As with any gathering of homo sapiens, a certain amount of horse trading and assorted commerce attended such gatherings. By the time the Gun Control Act of 1968 created the "Federally Licensed Firearms Dealer", gun shows were naturally a place for them to ply their trade.
For years, there was an ongoing war between "brick & mortar" FFLs, who operated a storefront, and so-called "kitchen table" FFLs, who maintained a license so they could acquire guns at wholesale, order them for family or buddies at work, and maybe get a table at the local gun show. If they sold a gun or two at a 5% or 10% markup, it'd cover the fees for their one table, and the badge let them come in and wander the show freely. If they could talk a buddy or two into helping him cover the table in exchange for a free entrance, it'd make for a pretty pleasant weekend.

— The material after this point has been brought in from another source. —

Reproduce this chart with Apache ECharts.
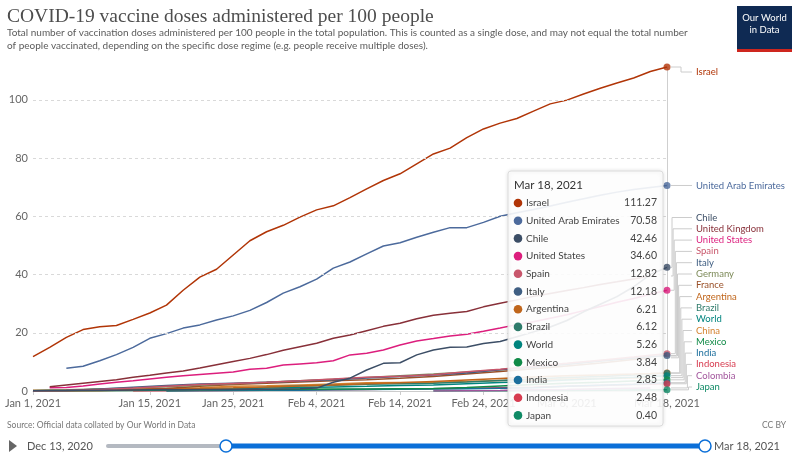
<!DOCTYPE html>
<html>
<head>
<meta charset="utf-8">
<script src="https://cdn.jsdelivr.net/npm/echarts@6/dist/echarts.min.js"></script>
<style>
html,body{margin:0;padding:0;background:#fff;}
#c{width:803px;height:460px;}
</style>
</head>
<body>
<div id="c"></div>
<script>
// ---------- DATA ----------
const startYear = 2021, dayCount = 77;           // Jan 1 .. Mar 18, 2021
const xTickDays = [0, 14, 24, 34, 44, 54, 64, 76];
const yTicks = [0, 20, 40, 60, 80, 100];
const daysFine = [0,2,4,6,8,10,12,14,16,18,20,22,24,26,28,30,32,34,36,38,40,42,44,46,48,50,52,54,56,58,60,62,64,66,68,70,72,74,76];
const daysCoarse = [0,4,8,12,16,20,24,28,32,36,40,44,48,52,56,60,64,68,72,74,76];

const israel = [11.8,15.0,18.4,21.1,22.1,22.5,24.6,26.8,29.5,34.6,39.1,41.8,46.7,51.6,54.7,56.9,59.7,62.2,63.6,66.4,69.4,72.3,74.6,78.0,81.4,83.4,87.0,90.0,92.0,93.6,96.1,98.6,99.9,102.0,104.0,105.8,107.5,109.7,111.27];
const uae = [null,null,7.8,8.5,10.4,12.5,15.0,18.1,19.7,21.6,22.7,24.4,25.8,27.7,30.4,33.6,35.8,38.4,42.2,44.3,47.1,49.8,50.9,52.8,54.5,56.1,56.1,57.9,60.0,61.2,62.3,63.5,64.8,66.0,67.2,68.3,69.2,69.9,70.58];
const chile = [0.1,0.15,0.2,0.3,0.3,0.3,0.35,0.4,0.4,0.45,0.5,0.5,0.55,0.6,0.6,0.7,0.8,1.0,3.0,4.4,7.2,9.5,9.7,12.4,14.1,15.0,15.1,16.3,17.0,18.6,20.3,22.0,24.2,27.2,29.8,32.4,35.8,40.0,42.46];
const uk = [null,1.5,2.1,2.7,3.3,3.9,4.7,5.4,6.2,6.9,7.9,9.0,10.1,11.2,12.5,14.0,15.2,16.4,18.1,19.2,20.7,22.2,23.3,24.8,26.0,26.7,27.3,28.9,30.1,31.3,32.5,33.5,34.5,35.5,36.6,37.5,38.5,39.5,null];
const us = [null,1.1,1.2,1.7,2.4,3.0,3.5,4.1,4.7,5.2,5.7,6.1,6.5,7.5,7.8,8.9,9.3,9.7,10.4,12.4,13.0,14.1,15.8,17.2,18.0,18.9,19.5,20.5,21.6,22.8,23.8,25.0,26.2,27.6,29.0,30.5,31.8,33.2,34.60];

const spain = [0.1,0.2,0.5,1.0,1.6,2.2,2.6,3.0,3.5,4.1,4.7,5.1,5.6,6.6,7.5,8.5,9.5,10.6,11.7,12.3,12.82];
const italy = [0.0,0.2,0.7,1.3,1.9,2.4,2.7,3.0,3.4,3.9,4.5,5.0,5.5,6.2,7.3,8.2,9.2,10.3,11.3,11.8,12.18];
const germany = [0.2,0.4,0.7,1.0,1.5,2.0,2.5,3.0,3.5,4.0,4.6,5.2,5.8,6.5,7.3,8.3,9.3,10.4,11.3,12.0,null];
const france = [0.0,0.01,0.1,0.4,0.9,1.6,2.2,2.7,3.1,3.5,3.9,4.4,5.0,5.8,6.7,7.6,8.6,9.6,10.8,11.4,null];
const argentina = [0.2,0.3,0.5,0.6,0.8,0.9,1.1,1.4,1.7,2.1,2.5,2.8,3.3,3.8,4.3,4.8,5.2,5.5,5.8,6.0,6.21];
const brazil = [null,null,null,null,0.0,0.3,0.8,1.3,1.7,2.0,2.3,2.5,2.7,3.1,3.6,4.1,4.6,5.0,5.5,5.8,6.12];
const world = [0.12,0.2,0.3,0.4,0.5,0.65,0.8,1.0,1.2,1.4,1.6,1.85,2.1,2.5,2.9,3.3,3.8,4.2,4.7,5.0,5.26];
const china = [0.2,0.3,0.6,0.7,0.9,1.1,1.6,1.8,2.1,2.4,2.8,2.9,3.0,3.3,3.6,3.8,4.1,4.3,4.5,4.6,null];
const mexico = [0.03,0.05,0.07,0.2,0.35,0.45,0.5,0.55,0.6,0.65,0.7,0.8,0.9,1.2,1.7,2.2,2.7,3.0,3.4,3.6,3.84];
const india = [null,null,null,null,0.0,0.1,0.2,0.25,0.3,0.4,0.5,0.6,0.65,0.8,0.95,1.1,1.6,1.95,2.3,2.6,2.85];
const indonesia = [null,null,null,0.0,0.05,0.1,0.15,0.25,0.35,0.45,0.55,0.65,0.8,0.95,1.1,1.3,1.6,1.9,2.2,2.35,2.48];
const japan = [null,null,null,null,null,null,null,null,null,null,null,null,0.01,0.05,0.1,0.15,0.2,0.25,0.32,0.36,0.40];
const colombia = [null,null,null,null,null,null,null,null,null,null,null,null,0.0,0.1,0.2,0.4,0.55,0.75,0.95,1.05,null];

const countries = [
  ['Israel', israel, daysFine],
  ['United Arab Emirates', uae, daysFine],
  ['Chile', chile, daysFine],
  ['United Kingdom', uk, daysFine],
  ['United States', us, daysFine],
  ['Spain', spain, daysCoarse],
  ['Italy', italy, daysCoarse],
  ['Germany', germany, daysCoarse],
  ['France', france, daysCoarse],
  ['Argentina', argentina, daysCoarse],
  ['Brazil', brazil, daysCoarse],
  ['World', world, daysCoarse],
  ['China', china, daysCoarse],
  ['Mexico', mexico, daysCoarse],
  ['India', india, daysCoarse],
  ['Indonesia', indonesia, daysCoarse],
  ['Colombia', colombia, daysCoarse],
  ['Japan', japan, daysCoarse]
];

// ---------- STYLES ----------
const colors = {
  'Israel':'#B13507','United Arab Emirates':'#4C6A9C','Chile':'#3C4E66','United Kingdom':'#883039',
  'United States':'#DC1E7D','Spain':'#C8566B','Italy':'#3F5E82','Germany':'#7E8B5A','France':'#9A5129',
  'Argentina':'#C0661C','Brazil':'#2F7B6B','World':'#00847E','China':'#D4822F','Mexico':'#108A47',
  'India':'#1B6E9C','Indonesia':'#D73C50','Colombia':'#A2559C','Japan':'#0F8A65'
};
const SANS = 'Lato, "Noto Sans", sans-serif';

// categories
const MONTHS = ['Jan','Feb','Mar','Apr','May','Jun','Jul','Aug','Sep','Oct','Nov','Dec'];
const dates = [];
for (let i = 0; i < dayCount; i++) {
  const d = new Date(Date.UTC(startYear, 0, 1 + i));
  dates.push(MONTHS[d.getUTCMonth()] + ' ' + d.getUTCDate() + ', ' + d.getUTCFullYear());
}
const lastIdx = dayCount - 1;

const lastPoint = (vals, days) => {
  for (let i = vals.length - 1; i >= 0; i--) if (vals[i] != null) return [days[i], vals[i]];
  return null;
};

const series = [];
// gridlines & hover line
series.push({
  type: 'line', data: [], silent: true,
  markLine: {
    silent: true, symbol: 'none', label: {show: false}, animation: false,
    data: yTicks.filter(v => v > 0).map(v => ({yAxis: v, lineStyle: {color: '#d9d9d9', type: [3, 3], width: 1}}))
      .concat([{xAxis: dates[lastIdx], lineStyle: {color: '#cfcfcf', type: 'solid', width: 1}}])
  }
});
countries.slice().reverse().forEach(([name, vals, days]) => {
  series.push({
    name, type: 'line', symbol: 'none', animation: false,
    lineStyle: {width: 1.5, color: colors[name]},
    itemStyle: {color: colors[name]},
    data: days.map((d, i) => vals[i] == null ? null : [d, vals[i]]).filter(p => p)
  });
});
// end markers for countries with a value on the last day
const endPoints = countries.filter(([n, v, d]) => lastPoint(v, d)[0] === lastIdx);
series.push({
  type: 'scatter', symbolSize: 7, animation: false, z: 5,
  data: endPoints.map(([n, v, d]) => ({value: lastPoint(v, d), itemStyle: {color: colors[n]}}))
});

const chart = echarts.init(document.getElementById('c'), null, {renderer: 'canvas'});
chart.setOption({
  animation: false,
  grid: {left: 33, right: 136, top: 67, bottom: 69},
  xAxis: {
    type: 'category', data: dates, boundaryGap: false,
    axisLine: {show: true, lineStyle: {color: '#cccccc'}},
    axisTick: {show: true, length: 4, interval: i => xTickDays.includes(i), lineStyle: {color: '#cccccc'}},
    axisLabel: {interval: i => xTickDays.includes(i), color: '#666', fontFamily: SANS, fontSize: 11, margin: 7},
    splitLine: {show: false}
  },
  yAxis: {
    type: 'value', min: 0, max: v => v.max, interval: 20,
    axisLine: {show: false}, axisTick: {show: false},
    splitLine: {show: false},
    axisLabel: {color: '#666', fontFamily: SANS, fontSize: 11, margin: 5,
      formatter: v => (yTicks.includes(v) ? String(v) : '')}
  },
  series
});

// ---------- end labels with leader lines ----------
const labelItems = countries.map(([n, v, d]) => {
  const lp = lastPoint(v, d);
  return {name: n, val: lp[1], yData: chart.convertToPixel({yAxisIndex: 0}, lp[1])};
}).sort((a, b) => b.val - a.val);
const spacing = 11.3, maxY = 387, minY = 72;
for (let i = labelItems.length - 1; i >= 0; i--) {
  const lim = i === labelItems.length - 1 ? maxY : labelItems[i + 1].y - spacing;
  labelItems[i].y = Math.min(labelItems[i].yData, lim);
}
labelItems[0].y = Math.max(labelItems[0].y, minY);
for (let i = 1; i < labelItems.length; i++) labelItems[i].y = Math.max(labelItems[i].y, labelItems[i - 1].y + spacing);

const xEnd = chart.convertToPixel({xAxisIndex: 0}, lastIdx);
const graphics = [];
let k = 0;
labelItems.forEach((it, i) => {
  const moved = Math.abs(it.y - it.yData) > 0.5;
  const bend = i < 2 ? xEnd + 14 : xEnd + 5 + (k++) * 1.1;
  const pts = moved
    ? [[xEnd + 4, it.yData], [bend, it.yData], [bend, it.y], [xEnd + 25, it.y]]
    : [[xEnd + 4, it.yData], [xEnd + 25, it.y]];
  graphics.push({type: 'polyline', silent: true, z: 1, shape: {points: pts}, style: {stroke: '#cccccc', lineWidth: 1, fill: null}});
  graphics.push({type: 'text', silent: true, z: 10, x: xEnd + 29, y: it.y,
    style: {text: it.name, fill: colors[it.name], fontFamily: SANS, fontSize: 9.5, verticalAlign: 'middle', align: 'left'}});
});

// ---------- tooltip box ----------
const tipRows = endPoints.map(([n, v, d]) => ({name: n, val: lastPoint(v, d)[1]})).sort((a, b) => b.val - a.val);
const tipX = 508, tipY = 171, tipW = 155, rowH = 17.7, TZ = 200;
graphics.push({type: 'rect', z: TZ, silent: true, shape: {x: tipX, y: tipY, width: tipW, height: 255, r: 3},
  style: {fill: 'rgba(255,255,255,0.9)', stroke: '#dcdcdc', lineWidth: 1, shadowBlur: 4, shadowColor: 'rgba(0,0,0,0.12)'}});
graphics.push({type: 'text', z: TZ + 1, silent: true, x: tipX + 6, y: tipY + 14,
  style: {text: dates[lastIdx], fill: '#333', fontFamily: SANS, fontSize: 11.5, verticalAlign: 'middle'}});
tipRows.forEach((r, i) => {
  const y = tipY + 32 + i * rowH;
  graphics.push({type: 'circle', z: TZ + 1, silent: true, shape: {cx: tipX + 10, cy: y, r: 4.3}, style: {fill: colors[r.name]}});
  graphics.push({type: 'text', z: TZ + 1, silent: true, x: tipX + 18, y, style: {text: r.name, fill: '#444', fontFamily: SANS, fontSize: 10, verticalAlign: 'middle'}});
  graphics.push({type: 'text', z: TZ + 1, silent: true, x: tipX + tipW - 6, y, style: {text: r.val.toFixed(2), fill: '#444', fontFamily: SANS, fontSize: 10.5, verticalAlign: 'middle', align: 'right'}});
});

// ---------- header, footer, logo, timeline ----------
graphics.push(
  {type: 'text', z: 10, x: 7, y: 17, style: {text: 'COVID-19 vaccine doses administered per 100 people', fill: '#4d4d4d', fontFamily: '"Liberation Serif", "DejaVu Serif", serif', fontSize: 19.5, verticalAlign: 'middle'}},
  {type: 'text', z: 10, x: 7, y: 33, style: {text: 'Total number of vaccination doses administered per 100 people in the total population. This is counted as a single dose, and may not equal the total number', fill: '#5b5b5b', fontFamily: SANS, fontSize: 10, verticalAlign: 'middle'}},
  {type: 'text', z: 10, x: 7, y: 46, style: {text: 'of people vaccinated, depending on the specific dose regime (e.g. people receive multiple doses).', fill: '#5b5b5b', fontFamily: SANS, fontSize: 10, verticalAlign: 'middle'}},
  {type: 'rect', z: 10, shape: {x: 737, y: 6, width: 55, height: 46}, style: {fill: '#0f2a53'}},
  {type: 'rect', z: 11, shape: {x: 737, y: 49, width: 55, height: 3}, style: {fill: '#ce261e'}},
  {type: 'text', z: 12, x: 764.5, y: 18, style: {text: 'Our World', fill: '#fff', fontFamily: SANS, fontSize: 9.5, align: 'center', verticalAlign: 'middle'}},
  {type: 'text', z: 12, x: 764.5, y: 30, style: {text: 'in Data', fill: '#fff', fontFamily: SANS, fontSize: 9.5, align: 'center', verticalAlign: 'middle'}},
  {type: 'text', z: 10, x: 7, y: 425, style: {text: 'Source: Official data collated by Our World in Data', fill: '#777', fontFamily: SANS, fontSize: 8.5, verticalAlign: 'middle'}},
  {type: 'text', z: 10, x: 786, y: 425, style: {text: 'CC BY', fill: '#777', fontFamily: SANS, fontSize: 8.5, align: 'right', verticalAlign: 'middle'}},
  {type: 'polygon', z: 10, shape: {points: [[9, 440], [17, 446], [9, 452]]}, style: {fill: '#666'}},
  {type: 'text', z: 10, x: 27, y: 446, style: {text: 'Dec 13, 2020', fill: '#555', fontFamily: SANS, fontSize: 11, verticalAlign: 'middle'}},
  {type: 'rect', z: 10, shape: {x: 106, y: 444, width: 122, height: 4, r: 2}, style: {fill: '#b4b9c1'}},
  {type: 'rect', z: 11, shape: {x: 226, y: 443.5, width: 479, height: 5}, style: {fill: '#0b6fd8'}},
  {type: 'circle', z: 12, shape: {cx: 226, cy: 446, r: 6}, style: {fill: '#fff', stroke: '#0b6fd8', lineWidth: 1.5}},
  {type: 'circle', z: 12, shape: {cx: 705, cy: 446, r: 6}, style: {fill: '#fff', stroke: '#0b6fd8', lineWidth: 1.5}},
  {type: 'text', z: 10, x: 714, y: 446, style: {text: 'Mar 18, 2021', fill: '#555', fontFamily: SANS, fontSize: 11, verticalAlign: 'middle'}}
);
chart.setOption({graphic: graphics});
</script>
</body>
</html>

During the Clinton years, the then-BATF started shutting down "kitchen table" FFLs and smaller guys who were actually using their FFL to run a side business, setting up at local gun shows on the weekends. It didn't really require any new federal laws or regulations: Local zoning ordinances handled a large part of the grunt work. ("Did you know that Mr. Smith of 123 Local Street is running a retail firearms business out of his home? Is that in compliance with local zoning?")
As a result, the '90s were the salad days for cheap new guns at gun shows, between the surviving kitchen table guys whose overhead amounted to table fees, and the kitchen table guys who had already been shut down and were just selling off their remaining inventory before closing their acquisition/disposition books and sending them off to Washington.
For brick and mortar guys, don't expect them to be able to slash prices at the show. They run shows one of two ways:
- Close the store on show weekends. Gun show is an all-hands evolution, requiring all the guns to be loaded into a trailer, schlepped to the site of the show, set up, torn down again at show's end, hauled back to the store and re-displayed there. I've done this for a guy who usually had a 20 table setup. It's a brutal, backbreaking way to spend a weekend.
- Keep the store open on the weekends and have a complete second inventory pre-loaded on a trailer, ready to go. This is easier, but requires double the manpower, since you're keeping the storefront open during the show, and obviously requires more overhead in inventory. Inventory is not an asset; it is money tied up not doing anything until it sells.
The only real advantage of buying new, current production guns at a show instead of at the dealer's storefront is that you can comparison-shop by walking across a room instead of driving across town. Gun shows still shine for bulk ammo and reloading components, unless you charge as much to haul a hunnert pounds of lead to your front door as UPS does.
Me? I'm not there for the new guns. If I want a new gun, I know where to buy them. I just want to talk to that old guy at the table in the corner, the one who looks like he's been there since before 1968, and ask him how much he wants for that ol' Luger. It's a bit beat up for a collector, but it looks like it'd make a fine shooter, don't you think?